Bhaskararaya (Bhāskararāya Makhin) (1690–1785) is widely considered an authority on all questions pertaining to the worship of the Mother Goddess in Hinduism. He was born in Andhra Pradesh, was welcomed by king Serfoji II of Bhonsle dynasty in South India, and thereupon he settled in Tamil Nadu. According to Douglas Renfrew Brooks, a professor of Religion specializing in Shaktism studies, Bhaskararaya was "not only a brilliant interpreter of Srividya, he was an encyclopedic writer", and that he was a "thinker who had the wealth of Tantric and Vedic traditions at his fingertips". He belonged to the Kaula tradition of the Shakta Tantrism.
Bhaskararaya is the attributed author of more than 40 and range from Vedanta to poems of devotion and from Indian logic and Sanskrit grammar to the studies of Tantra. Several of his texts are considered particularly notable to the Shaktism tradition, one focussed on the Mother Goddess:
- Commentary on Tripura Upanishad and Bhavana Upanishad
- Commentary on Guptavati. Bhaskararaya, in his Guptavati, offers comments on 224 out of the 579 verses of the Devi Mahatmya.

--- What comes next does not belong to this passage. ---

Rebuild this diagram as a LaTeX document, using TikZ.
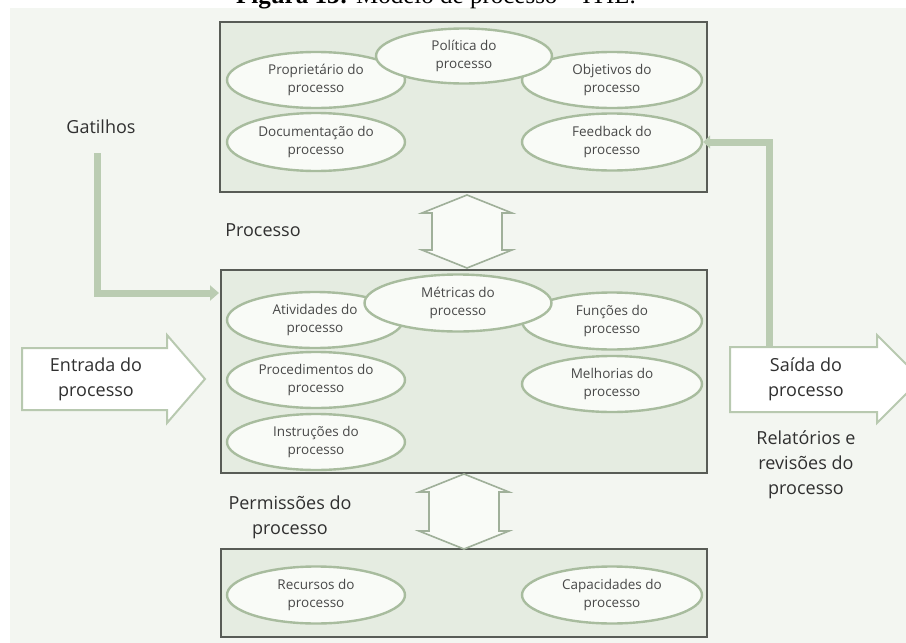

- Varivasya Rahasya, is a commentary on Sri Vidya mantra and worship. The Varivasya Rahasya contains 167 ślokas numbered consecutively. It has an accompanying commentary entitled "Prakāśa", also by Bhaskararaya.
- Setubandha is a technical treatise on Tantric practice. It is his magnum opus. It is a commentary on a portion of the Vāmakeśvara-tantra dealing with the external and internal worship of Śrī Tripurasundarī. This work was completed either in 1733 AD or in 1741 AD.
- Lalitāsahasranāmabhāsya is a commentary (bhāsya) on Lalita sahasranama. This work was completed in 1728 AD.
His Khadyota ("Firefly") commentary on the Ganesha Sahasranama is considered authoritative by Ganapatya.